--- begin ---
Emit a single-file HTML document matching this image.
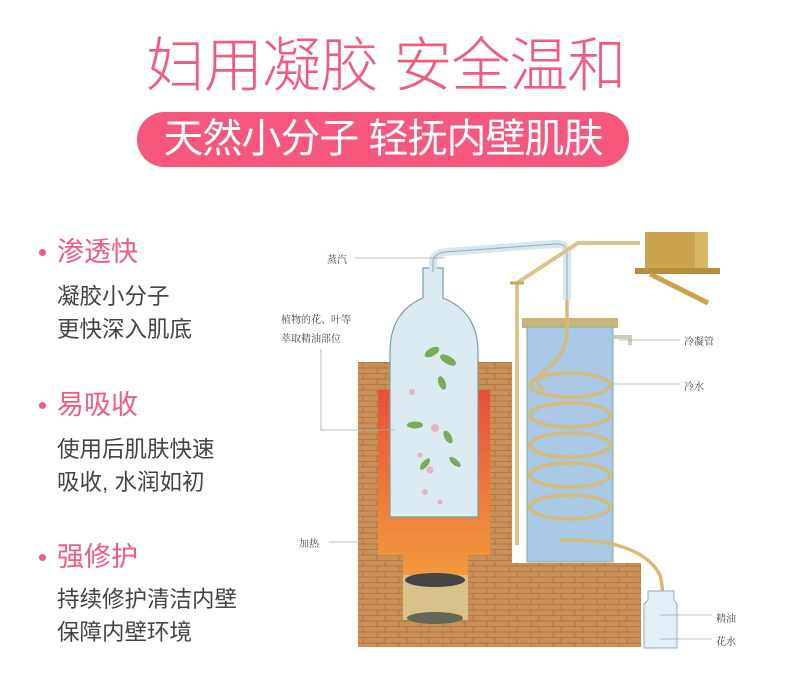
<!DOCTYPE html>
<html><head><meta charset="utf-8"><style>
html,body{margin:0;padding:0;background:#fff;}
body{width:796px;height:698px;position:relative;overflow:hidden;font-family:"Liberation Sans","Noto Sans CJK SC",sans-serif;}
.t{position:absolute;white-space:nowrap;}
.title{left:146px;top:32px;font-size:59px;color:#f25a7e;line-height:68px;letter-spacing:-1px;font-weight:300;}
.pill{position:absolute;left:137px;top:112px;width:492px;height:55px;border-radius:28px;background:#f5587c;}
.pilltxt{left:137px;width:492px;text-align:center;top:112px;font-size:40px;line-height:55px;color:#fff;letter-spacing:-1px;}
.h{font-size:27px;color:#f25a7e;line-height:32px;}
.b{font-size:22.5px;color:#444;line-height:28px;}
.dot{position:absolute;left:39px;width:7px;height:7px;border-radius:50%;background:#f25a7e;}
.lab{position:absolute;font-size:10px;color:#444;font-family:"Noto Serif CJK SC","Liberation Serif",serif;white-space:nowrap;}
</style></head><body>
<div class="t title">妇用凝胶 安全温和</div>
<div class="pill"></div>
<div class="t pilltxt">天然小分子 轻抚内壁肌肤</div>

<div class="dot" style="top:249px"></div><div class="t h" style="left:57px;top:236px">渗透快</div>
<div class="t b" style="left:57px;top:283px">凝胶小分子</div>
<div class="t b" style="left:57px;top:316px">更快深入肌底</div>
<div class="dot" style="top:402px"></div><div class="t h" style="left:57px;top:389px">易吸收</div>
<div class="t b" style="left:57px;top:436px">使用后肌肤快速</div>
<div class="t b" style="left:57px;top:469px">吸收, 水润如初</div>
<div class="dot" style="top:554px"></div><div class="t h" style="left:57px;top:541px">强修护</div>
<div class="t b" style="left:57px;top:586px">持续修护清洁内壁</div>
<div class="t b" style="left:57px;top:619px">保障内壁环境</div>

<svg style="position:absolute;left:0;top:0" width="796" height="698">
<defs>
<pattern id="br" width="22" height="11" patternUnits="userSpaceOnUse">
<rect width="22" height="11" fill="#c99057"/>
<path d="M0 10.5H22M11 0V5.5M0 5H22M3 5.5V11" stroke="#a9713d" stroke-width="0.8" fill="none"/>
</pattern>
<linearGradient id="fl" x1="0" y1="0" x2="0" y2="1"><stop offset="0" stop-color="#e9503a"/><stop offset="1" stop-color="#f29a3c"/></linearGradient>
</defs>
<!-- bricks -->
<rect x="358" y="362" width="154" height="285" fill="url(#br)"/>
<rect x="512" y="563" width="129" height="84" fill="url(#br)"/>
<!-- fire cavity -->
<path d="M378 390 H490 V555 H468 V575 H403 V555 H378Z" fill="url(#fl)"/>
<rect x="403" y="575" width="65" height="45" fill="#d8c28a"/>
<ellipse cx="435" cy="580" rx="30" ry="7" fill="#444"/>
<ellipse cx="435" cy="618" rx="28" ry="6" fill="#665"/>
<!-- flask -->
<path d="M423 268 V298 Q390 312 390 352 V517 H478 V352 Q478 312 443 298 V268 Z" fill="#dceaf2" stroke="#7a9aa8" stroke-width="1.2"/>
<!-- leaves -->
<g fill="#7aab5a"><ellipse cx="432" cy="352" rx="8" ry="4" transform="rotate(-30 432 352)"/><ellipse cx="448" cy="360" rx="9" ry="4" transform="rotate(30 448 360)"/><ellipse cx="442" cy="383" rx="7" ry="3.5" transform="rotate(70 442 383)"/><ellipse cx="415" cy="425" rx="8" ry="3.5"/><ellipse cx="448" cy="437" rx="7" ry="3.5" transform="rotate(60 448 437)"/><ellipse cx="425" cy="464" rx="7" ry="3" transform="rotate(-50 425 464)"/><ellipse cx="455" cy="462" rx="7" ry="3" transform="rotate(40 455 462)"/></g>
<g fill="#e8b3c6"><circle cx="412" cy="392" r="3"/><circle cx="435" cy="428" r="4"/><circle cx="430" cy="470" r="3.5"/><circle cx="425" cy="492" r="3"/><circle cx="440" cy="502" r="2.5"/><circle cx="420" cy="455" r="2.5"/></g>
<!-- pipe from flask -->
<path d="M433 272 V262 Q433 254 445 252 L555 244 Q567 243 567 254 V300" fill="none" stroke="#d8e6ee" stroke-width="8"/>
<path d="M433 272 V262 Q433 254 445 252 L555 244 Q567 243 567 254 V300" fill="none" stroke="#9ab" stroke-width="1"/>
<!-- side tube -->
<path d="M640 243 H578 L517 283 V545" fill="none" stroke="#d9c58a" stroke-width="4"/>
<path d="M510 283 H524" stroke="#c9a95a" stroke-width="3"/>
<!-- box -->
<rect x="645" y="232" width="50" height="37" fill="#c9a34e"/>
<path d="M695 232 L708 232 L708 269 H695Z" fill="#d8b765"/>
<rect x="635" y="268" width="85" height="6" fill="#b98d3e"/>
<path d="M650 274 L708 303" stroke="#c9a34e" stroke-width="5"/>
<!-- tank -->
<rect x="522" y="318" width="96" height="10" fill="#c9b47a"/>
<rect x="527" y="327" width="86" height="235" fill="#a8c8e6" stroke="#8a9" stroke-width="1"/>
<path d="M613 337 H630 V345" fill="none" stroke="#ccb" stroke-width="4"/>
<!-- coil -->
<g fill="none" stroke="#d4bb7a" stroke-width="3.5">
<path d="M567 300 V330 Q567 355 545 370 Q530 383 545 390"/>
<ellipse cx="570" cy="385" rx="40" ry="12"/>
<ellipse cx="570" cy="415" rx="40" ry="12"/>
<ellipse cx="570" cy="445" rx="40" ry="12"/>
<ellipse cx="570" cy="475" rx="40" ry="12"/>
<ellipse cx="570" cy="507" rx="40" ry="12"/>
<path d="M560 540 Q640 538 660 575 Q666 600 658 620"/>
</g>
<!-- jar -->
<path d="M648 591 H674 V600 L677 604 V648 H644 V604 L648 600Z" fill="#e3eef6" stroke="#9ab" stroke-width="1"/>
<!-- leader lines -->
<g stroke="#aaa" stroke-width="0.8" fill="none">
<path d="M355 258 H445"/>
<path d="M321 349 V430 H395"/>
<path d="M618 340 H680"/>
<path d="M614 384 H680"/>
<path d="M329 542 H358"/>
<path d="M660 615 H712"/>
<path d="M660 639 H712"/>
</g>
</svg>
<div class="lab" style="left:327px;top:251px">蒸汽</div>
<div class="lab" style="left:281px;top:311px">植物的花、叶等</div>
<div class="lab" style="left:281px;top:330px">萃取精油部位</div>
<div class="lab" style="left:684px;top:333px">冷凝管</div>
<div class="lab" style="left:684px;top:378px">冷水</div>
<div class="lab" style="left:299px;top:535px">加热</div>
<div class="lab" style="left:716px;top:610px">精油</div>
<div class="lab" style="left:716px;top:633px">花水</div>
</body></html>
--- end ---
Reproduce every line exactly and omit all pictures.

Emit a single-file HTML document matching this image.
<!DOCTYPE html>
<html><head><meta charset="utf-8"><style>
html,body{margin:0;padding:0;background:#fff;}
body{width:796px;height:698px;position:relative;overflow:hidden;font-family:"Liberation Sans","Noto Sans CJK SC",sans-serif;}
.t{position:absolute;white-space:nowrap;}
.title{left:146px;top:32px;font-size:59px;color:#f25a7e;line-height:68px;letter-spacing:-1px;font-weight:300;}
.pill{position:absolute;left:137px;top:112px;width:492px;height:55px;border-radius:28px;background:#f5587c;}
.pilltxt{left:137px;width:492px;text-align:center;top:112px;font-size:40px;line-height:55px;color:#fff;letter-spacing:-1px;}
.h{font-size:27px;color:#f25a7e;line-height:32px;}
.b{font-size:22.5px;color:#444;line-height:28px;}
.dot{position:absolute;left:39px;width:7px;height:7px;border-radius:50%;background:#f25a7e;}
.lab{position:absolute;font-size:10px;color:#444;font-family:"Noto Serif CJK SC","Liberation Serif",serif;white-space:nowrap;}
</style></head><body>
<div class="t title">妇用凝胶 安全温和</div>
<div class="pill"></div>
<div class="t pilltxt">天然小分子 轻抚内壁肌肤</div>

<div class="dot" style="top:249px"></div><div class="t h" style="left:57px;top:236px">渗透快</div>
<div class="t b" style="left:57px;top:283px">凝胶小分子</div>
<div class="t b" style="left:57px;top:316px">更快深入肌底</div>
<div class="dot" style="top:402px"></div><div class="t h" style="left:57px;top:389px">易吸收</div>
<div class="t b" style="left:57px;top:436px">使用后肌肤快速</div>
<div class="t b" style="left:57px;top:469px">吸收, 水润如初</div>
<div class="dot" style="top:554px"></div><div class="t h" style="left:57px;top:541px">强修护</div>
<div class="t b" style="left:57px;top:586px">持续修护清洁内壁</div>
<div class="t b" style="left:57px;top:619px">保障内壁环境</div>

<svg style="position:absolute;left:0;top:0" width="796" height="698">
<defs>
<pattern id="br" width="22" height="11" patternUnits="userSpaceOnUse">
<rect width="22" height="11" fill="#c99057"/>
<path d="M0 10.5H22M11 0V5.5M0 5H22M3 5.5V11" stroke="#a9713d" stroke-width="0.8" fill="none"/>
</pattern>
<linearGradient id="fl" x1="0" y1="0" x2="0" y2="1"><stop offset="0" stop-color="#e9503a"/><stop offset="1" stop-color="#f29a3c"/></linearGradient>
</defs>
<!-- bricks -->
<rect x="358" y="362" width="154" height="285" fill="url(#br)"/>
<rect x="512" y="563" width="129" height="84" fill="url(#br)"/>
<!-- fire cavity -->
<path d="M378 390 H490 V555 H468 V575 H403 V555 H378Z" fill="url(#fl)"/>
<rect x="403" y="575" width="65" height="45" fill="#d8c28a"/>
<ellipse cx="435" cy="580" rx="30" ry="7" fill="#444"/>
<ellipse cx="435" cy="618" rx="28" ry="6" fill="#665"/>
<!-- flask -->
<path d="M423 268 V298 Q390 312 390 352 V517 H478 V352 Q478 312 443 298 V268 Z" fill="#dceaf2" stroke="#7a9aa8" stroke-width="1.2"/>
<!-- leaves -->
<g fill="#7aab5a"><ellipse cx="432" cy="352" rx="8" ry="4" transform="rotate(-30 432 352)"/><ellipse cx="448" cy="360" rx="9" ry="4" transform="rotate(30 448 360)"/><ellipse cx="442" cy="383" rx="7" ry="3.5" transform="rotate(70 442 383)"/><ellipse cx="415" cy="425" rx="8" ry="3.5"/><ellipse cx="448" cy="437" rx="7" ry="3.5" transform="rotate(60 448 437)"/><ellipse cx="425" cy="464" rx="7" ry="3" transform="rotate(-50 425 464)"/><ellipse cx="455" cy="462" rx="7" ry="3" transform="rotate(40 455 462)"/></g>
<g fill="#e8b3c6"><circle cx="412" cy="392" r="3"/><circle cx="435" cy="428" r="4"/><circle cx="430" cy="470" r="3.5"/><circle cx="425" cy="492" r="3"/><circle cx="440" cy="502" r="2.5"/><circle cx="420" cy="455" r="2.5"/></g>
<!-- pipe from flask -->
<path d="M433 272 V262 Q433 254 445 252 L555 244 Q567 243 567 254 V300" fill="none" stroke="#d8e6ee" stroke-width="8"/>
<path d="M433 272 V262 Q433 254 445 252 L555 244 Q567 243 567 254 V300" fill="none" stroke="#9ab" stroke-width="1"/>
<!-- side tube -->
<path d="M640 243 H578 L517 283 V545" fill="none" stroke="#d9c58a" stroke-width="4"/>
<path d="M510 283 H524" stroke="#c9a95a" stroke-width="3"/>
<!-- box -->
<rect x="645" y="232" width="50" height="37" fill="#c9a34e"/>
<path d="M695 232 L708 232 L708 269 H695Z" fill="#d8b765"/>
<rect x="635" y="268" width="85" height="6" fill="#b98d3e"/>
<path d="M650 274 L708 303" stroke="#c9a34e" stroke-width="5"/>
<!-- tank -->
<rect x="522" y="318" width="96" height="10" fill="#c9b47a"/>
<rect x="527" y="327" width="86" height="235" fill="#a8c8e6" stroke="#8a9" stroke-width="1"/>
<path d="M613 337 H630 V345" fill="none" stroke="#ccb" stroke-width="4"/>
<!-- coil -->
<g fill="none" stroke="#d4bb7a" stroke-width="3.5">
<path d="M567 300 V330 Q567 355 545 370 Q530 383 545 390"/>
<ellipse cx="570" cy="385" rx="40" ry="12"/>
<ellipse cx="570" cy="415" rx="40" ry="12"/>
<ellipse cx="570" cy="445" rx="40" ry="12"/>
<ellipse cx="570" cy="475" rx="40" ry="12"/>
<ellipse cx="570" cy="507" rx="40" ry="12"/>
<path d="M560 540 Q640 538 660 575 Q666 600 658 620"/>
</g>
<!-- jar -->
<path d="M648 591 H674 V600 L677 604 V648 H644 V604 L648 600Z" fill="#e3eef6" stroke="#9ab" stroke-width="1"/>
<!-- leader lines -->
<g stroke="#aaa" stroke-width="0.8" fill="none">
<path d="M355 258 H445"/>
<path d="M321 349 V430 H395"/>
<path d="M618 340 H680"/>
<path d="M614 384 H680"/>
<path d="M329 542 H358"/>
<path d="M660 615 H712"/>
<path d="M660 639 H712"/>
</g>
</svg>
<div class="lab" style="left:327px;top:251px">蒸汽</div>
<div class="lab" style="left:281px;top:311px">植物的花、叶等</div>
<div class="lab" style="left:281px;top:330px">萃取精油部位</div>
<div class="lab" style="left:684px;top:333px">冷凝管</div>
<div class="lab" style="left:684px;top:378px">冷水</div>
<div class="lab" style="left:299px;top:535px">加热</div>
<div class="lab" style="left:716px;top:610px">精油</div>
<div class="lab" style="left:716px;top:633px">花水</div>
</body></html>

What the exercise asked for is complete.